═════ Data for this exercise ═════
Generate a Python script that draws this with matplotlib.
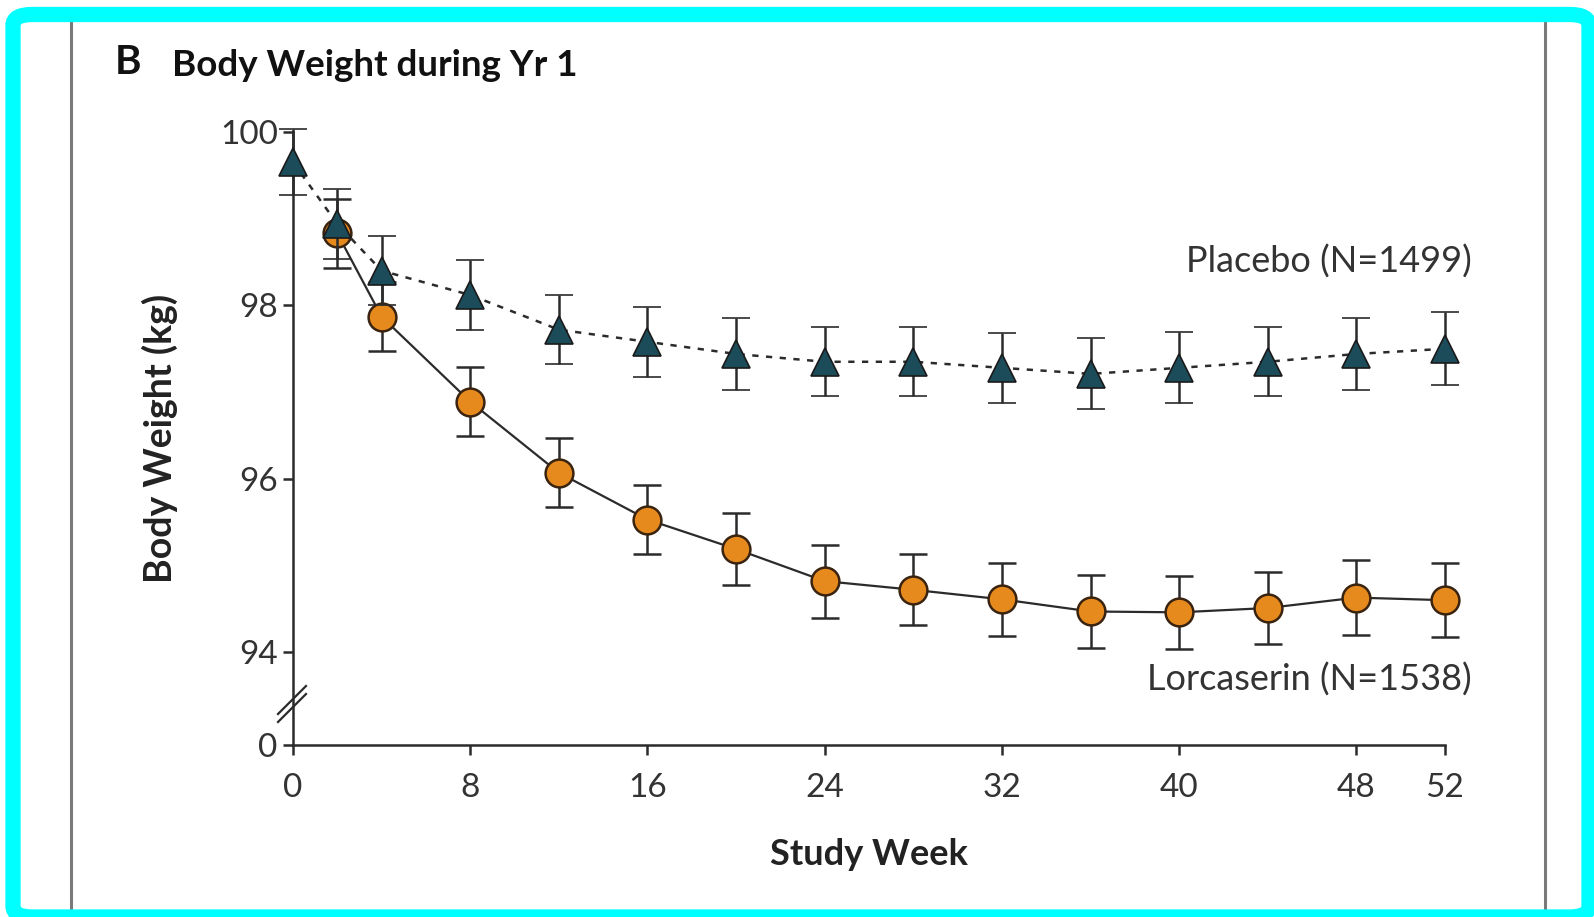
import matplotlib
matplotlib.use("Agg")
import matplotlib.pyplot as plt
from matplotlib.patches import FancyBboxPatch
from matplotlib.lines import Line2D

plt.rcParams['font.family'] = ['Lato', 'DejaVu Sans']

# data
placebo_weeks = [0, 2, 4, 8, 12, 16, 20, 24, 28, 32, 36, 40, 44, 48, 52]
placebo_kg = [99.65, 98.94, 98.40, 98.12, 97.72, 97.58, 97.44, 97.35, 97.35,
              97.28, 97.21, 97.28, 97.35, 97.44, 97.50]
placebo_se = [0.38, 0.40, 0.40, 0.40, 0.40, 0.40, 0.41, 0.40, 0.40,
              0.40, 0.41, 0.41, 0.40, 0.42, 0.42]

lorc_weeks = [2, 4, 8, 12, 16, 20, 24, 28, 32, 36, 40, 44, 48, 52]
lorc_kg = [98.83, 97.87, 96.89, 96.07, 95.53, 95.19, 94.82, 94.72, 94.61,
           94.47, 94.46, 94.51, 94.63, 94.60]
lorc_se = [0.40, 0.40, 0.40, 0.40, 0.40, 0.41, 0.42, 0.41, 0.42,
           0.42, 0.42, 0.42, 0.43, 0.43]

xticks = [0, 8, 16, 24, 32, 40, 48, 52]
ytick_vals = [94, 96, 98, 100]
y_zero_pos = 92.93  # where the broken axis shows "0"

W, H = 1594, 917
fig = plt.figure(figsize=(W / 100, H / 100), dpi=100)
fig.patch.set_facecolor('white')


def fx(px):
    return px / W


def fy(py):
    return 1 - py / H


ax = fig.add_axes([fx(293), fy(745), fx(1445) - fx(293), fy(132) - fy(745)])

ink = '#2b2b2b'
ax.errorbar(lorc_weeks, lorc_kg, yerr=lorc_se, color=ink, lw=1.6,
            marker='o', ms=20, mfc='#e68a1e', mec='#3a2410', mew=1.8,
            ecolor=ink, elinewidth=1.8, capsize=10, capthick=1.8,
            clip_on=False, zorder=3)
ax.errorbar(placebo_weeks, placebo_kg, yerr=placebo_se, color=ink, lw=1.8,
            ls=(0, (2.5, 3)), marker='^', ms=20, mfc='#1c4b5a', mec='#1a1a1a',
            mew=1.2, ecolor=ink, elinewidth=1.8, capsize=10, capthick=1.8,
            clip_on=False, zorder=4)

ax.set_xlim(0, 52)
ax.set_ylim(y_zero_pos, 100)
ax.set_xticks(xticks)
ax.set_yticks([y_zero_pos] + ytick_vals)
ax.set_yticklabels(['0'] + [str(v) for v in ytick_vals])

for s in ['top', 'right']:
    ax.spines[s].set_visible(False)
for s in ['left', 'bottom']:
    ax.spines[s].set_color(ink)
    ax.spines[s].set_linewidth(1.8)
ax.tick_params(direction='out', length=7, width=1.8, color=ink,
               labelsize=24, labelcolor='#333333')
ax.tick_params(axis='x', pad=13)
ax.tick_params(axis='y', pad=4)

ax.set_xlabel('Study Week', fontsize=26, fontweight='bold', color='#222222')
ax.xaxis.set_label_coords(0.5, -0.152)
ax.set_ylabel('Body Weight (kg)', fontsize=27, fontweight='bold', color='#222222')
ax.yaxis.set_label_coords(-0.10, 0.5)

ax.text(53.2, 98.5, 'Placebo (N=1499)', ha='right', va='center',
        fontsize=26, color='#333333')
ax.text(53.2, 93.69, 'Lorcaserin (N=1538)', ha='right', va='center',
        fontsize=26, color='#333333')

# axis break marks
for off in (0, 8):
    fig.add_artist(Line2D([fx(278), fx(306)], [fy(722 - off), fy(694 - off)],
                          color=ink, lw=1.6))

# title
fig.text(fx(115), fy(63), 'B', fontsize=29, fontweight='bold', color='#111111',
         va='center')
fig.text(fx(172), fy(65), 'Body Weight during Yr 1', fontsize=26.5,
         fontweight='bold', color='#111111', va='center')

# panel rules
for xp in (71, 1545):
    fig.add_artist(Line2D([fx(xp), fx(xp)], [fy(22), fy(910)], color='#7a7a7a', lw=2.2))

# cyan frame
frame = FancyBboxPatch((fx(13), fy(917)), fx(1589) - fx(13), fy(14.5) - fy(917),
                       boxstyle='round,pad=0,rounding_size=0.012',
                       transform=fig.transFigure, fill=False,
                       edgecolor='#00ffff', lw=11, zorder=10)
fig.add_artist(frame)

fig.savefig('out.png', dpi=100)
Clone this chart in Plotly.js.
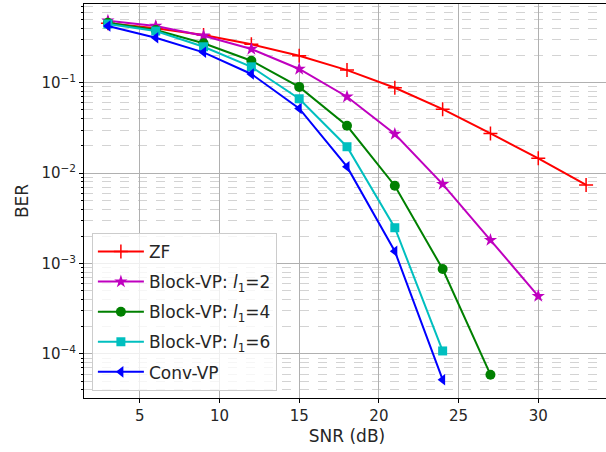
<!DOCTYPE html>
<html>
<head>
<meta charset="utf-8">
<script src="https://cdn.plot.ly/plotly-3.0.1.min.js"></script>
<style>
html,body{margin:0;padding:0;overflow:hidden;background:#fff;}
#chart{width:612px;height:452px;}
</style>
</head>
<body>
<div id="chart"></div>
<script>
// SNR (dB)
const snrZF = [3, 6, 9, 12, 15, 18, 21, 24, 27, 30, 33];
const berZF = [0.454, 0.40, 0.337, 0.266, 0.199, 0.138, 0.088, 0.051, 0.0275, 0.0146, 0.0074];

const snrB2 = [3, 6, 9, 12, 15, 18, 21, 24, 27, 30];
const berB2 = [0.485, 0.424, 0.331, 0.236, 0.142, 0.070, 0.0271, 0.00757, 0.00182, 0.000437];

const snrB4 = [3, 6, 9, 12, 15, 18, 21, 24, 27];
const berB4 = [0.461, 0.383, 0.273, 0.175, 0.090, 0.0334, 0.00726, 0.00087, 0.000059];

const snrB6 = [3, 6, 9, 12, 15, 18, 21, 24];
const berB6 = [0.446, 0.373, 0.250, 0.150, 0.0665, 0.0196, 0.00249, 0.000108];

const snrConv = [3, 6, 9, 12, 15, 18, 21, 24];
const berConv = [0.424, 0.315, 0.217, 0.125, 0.052, 0.0118, 0.00137, 0.000052];

const seriesNames = ['ZF', 'Block-VP: <i>l</i><sub>1</sub>=2', 'Block-VP: <i>l</i><sub>1</sub>=4', 'Block-VP: <i>l</i><sub>1</sub>=6', 'Conv-VP'];

const yTickVals = [1e-4, 1e-3, 1e-2, 1e-1];
const yTickText = ['10<sup>−4</sup>', '10<sup>−3</sup>', '10<sup>−2</sup>', '10<sup>−1</sup>'];
const xTickVals = [5, 10, 15, 20, 25, 30];

function tr(x, y, name, color, symbol, size, grp) {
  const m = {symbol: symbol, size: size, color: color};
  if (symbol === 'cross-thin') m.line = {color: color, width: 1.5};
  else m.line = {width: 0};
  return {x: x, y: y, name: name, type: 'scatter', mode: 'lines+markers',
    line: {color: color, width: 2}, marker: m, legendgroup: grp};
}

const data = [
  tr(snrZF, berZF, seriesNames[0], '#ff0000', 'cross-thin', 10, 'a'),
  tr(snrB2, berB2, seriesNames[1], '#bf00bf', 'star', 10, 'b'),
  tr(snrB4, berB4, seriesNames[2], '#008000', 'circle', 10, 'c'),
  tr(snrB6, berB6, seriesNames[3], '#00bfbf', 'square', 9, 'd'),
  tr(snrConv, berConv, seriesNames[4], '#0000ff', 'triangle-left', 10, 'e')
];

const layout = {
  width: 612, height: 452,
  margin: {l: 84, r: 2, t: 4, b: 54},
  paper_bgcolor: '#ffffff', plot_bgcolor: '#ffffff',
  font: {family: 'DejaVu Sans', size: 15, color: '#262626'},
  xaxis: {
    range: [1.5, 34.5], tickvals: xTickVals,
    showgrid: true, gridcolor: '#b0b0b0', gridwidth: 1,
    zeroline: false, showline: true, linecolor: '#000', linewidth: 1, mirror: true,
    ticks: 'outside', ticklen: 4, tickcolor: '#000',
    tickfont: {size: 15},
    title: {text: 'SNR (dB)', font: {size: 17}, standoff: 6}
  },
  yaxis: {
    type: 'log', range: [-4.487, -0.129],
    tickvals: yTickVals, ticktext: yTickText,
    showgrid: true, gridcolor: '#b0b0b0', gridwidth: 1,
    zeroline: false, showline: true, linecolor: '#000', linewidth: 1, mirror: true,
    ticks: 'outside', ticklen: 4, tickcolor: '#000',
    tickfont: {size: 15},
    minor: {dtick: 'D1', showgrid: true, griddash: 'dash', gridcolor: '#d3d3d3', gridwidth: 1,
            ticks: 'outside', ticklen: 2, tickcolor: '#000'},
    title: {text: 'BER', font: {size: 17}, standoff: 8}
  },
  showlegend: true,
  legend: {
    x: 0.015, y: 0.419, xanchor: 'left', yanchor: 'top',
    bgcolor: 'rgba(255,255,255,0.8)', bordercolor: '#cccccc', borderwidth: 1,
    font: {size: 17, color: '#262626'}, tracegroupgap: 5, itemwidth: 46
  }
};

Plotly.newPlot('chart', data, layout, {displayModeBar: false, staticPlot: true});
</script>
</body>
</html>
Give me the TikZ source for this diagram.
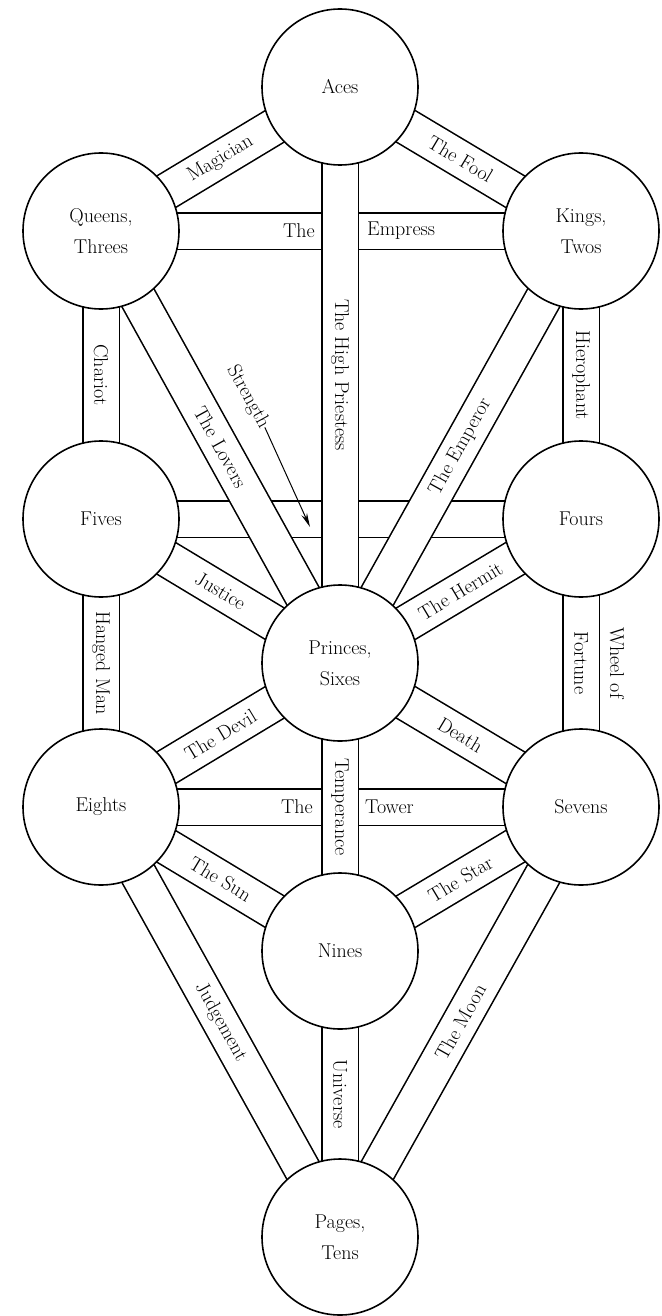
\documentclass[tikz,border=0pt]{standalone}
\usepackage{fontspec}
\usetikzlibrary{arrows.meta,positioning,calc}
\pgfdeclarelayer{background}
\pgfsetlayers{background,main}

\begin{document}
\begin{tikzpicture}[x=1pt,y=-1pt,
    sephira/.style={circle,draw,line width=1.6pt,fill=white,minimum size=156pt,inner sep=0pt,align=center,font=\fontsize{20}{31}\selectfont},
    pathband/.style={draw,line width=1.6pt,double=white,double distance=35pt},
    lbl/.style={inner sep=0pt,font=\fontsize{20}{24}\selectfont}]
    \useasboundingbox (0,0) rectangle (661,1316);
    \foreach \nm/\x/\y/\txt in {aces/340/87/Aces, kings/581/231/{Kings,\\Twos}, queens/101/231/{Queens,\\Threes},
        fours/581/519/Fours, fives/101/519/Fives, princes/340/663/{Princes,\\Sixes},
        sevens/581/807/Sevens, eights/101/807/Eights, nines/340/951/Nines, pages/340/1237/{Pages,\\Tens}}
      { \node[sephira] (\nm) at (\x,\y) {\txt}; }
    \begin{pgfonlayer}{background}
      \draw[pathband] (queens.center) -- (kings.center);
      \draw[pathband] (fives.center) -- (fours.center);
      \draw[pathband] (eights.center) -- (sevens.center);
      \draw[pathband] (aces.center) -- node[lbl,rotate=-90] (priestess) {The High Priestess} (princes.center);
      \draw[pathband] (queens.center) -- node[lbl,sloped] (magician) {Magician} (aces.center);
      \draw[pathband] (aces.center) -- node[lbl,sloped] (fool) {The Fool} (kings.center);
      \draw[pathband] (queens.center) -- node[lbl,rotate=-90] (chariot) {Chariot} (fives.center);
      \draw[pathband] (kings.center) -- node[lbl,rotate=-90] (hierophant) {Hierophant} (fours.center);
      \draw[pathband] (queens.center) -- node[lbl,sloped] (lovers) {The Lovers} (princes.center);
      \draw[pathband] (princes.center) -- node[lbl,sloped] (emperor) {The Emperor} (kings.center);
      \draw[pathband] (fives.center) -- node[lbl,sloped] (justice) {Justice} (princes.center);
      \draw[pathband] (princes.center) -- node[lbl,sloped] (hermit) {The Hermit} (fours.center);
      \draw[pathband] (fives.center) -- node[lbl,rotate=-90] (hanged) {Hanged Man} (eights.center);
      \draw[pathband] (fours.center) -- node[lbl,rotate=-90] (fortune) {Fortune} (sevens.center);
      \draw[pathband] (eights.center) -- node[lbl,sloped] (devil) {The Devil} (princes.center);
      \draw[pathband] (princes.center) -- node[lbl,sloped] (death) {Death} (sevens.center);
      \draw[pathband] (princes.center) -- node[lbl,rotate=-90] (temperance) {Temperance} (nines.center);
      \draw[pathband] (eights.center) -- node[lbl,sloped] (sun) {The Sun} (nines.center);
      \draw[pathband] (nines.center) -- node[lbl,sloped] (star) {The Star} (sevens.center);
      \draw[pathband] (eights.center) -- node[lbl,sloped] (judgement) {Judgement} (pages.center);
      \draw[pathband] (pages.center) -- node[lbl,sloped] (moon) {The Moon} (sevens.center);
      \draw[pathband] (nines.center) -- node[lbl,rotate=-90] (universe) {Universe} (pages.center);
    \end{pgfonlayer}
    \node[lbl,anchor=east] (empressa) at ($(aces |- queens)+(-25,0)$) {The};
    \node[lbl,anchor=west] (empressb) at ($(aces |- queens)+(27,0)$) {Empress};
    \node[lbl,anchor=east] (towera) at ($(princes |- eights)+(-27,0)$) {The};
    \node[lbl,anchor=west] (towerb) at ($(princes |- eights)+(25,0)$) {Tower};
    \node[lbl,rotate=-90] (wheel) at ($(fours)!0.5!(sevens)+(36,0)$) {Wheel of};
    \node[lbl,rotate=-61] (strength) at (248,397) {Strength};
    \coordinate (strengthtip) at (310,527);
    \draw[line width=1pt,-{Stealth[length=14pt,width=6pt]}] (strength.east) -- (strengthtip);
  \end{tikzpicture}
\end{document}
═════
Aim -> Your first line is the one with "Clone this chart in Plotly.js.", and your last is the one with "0.0275, 0.0146, 0.0074];". Copy those and every line between them exactly, without any pictures.

Problem solution ->
Clone this chart in Plotly.js.
<!DOCTYPE html>
<html>
<head>
<meta charset="utf-8">
<script src="https://cdn.plot.ly/plotly-3.0.1.min.js"></script>
<style>
html,body{margin:0;padding:0;overflow:hidden;background:#fff;}
#chart{width:612px;height:452px;}
</style>
</head>
<body>
<div id="chart"></div>
<script>
// SNR (dB)
const snrZF = [3, 6, 9, 12, 15, 18, 21, 24, 27, 30, 33];
const berZF = [0.454, 0.40, 0.337, 0.266, 0.199, 0.138, 0.088, 0.051, 0.0275, 0.0146, 0.0074];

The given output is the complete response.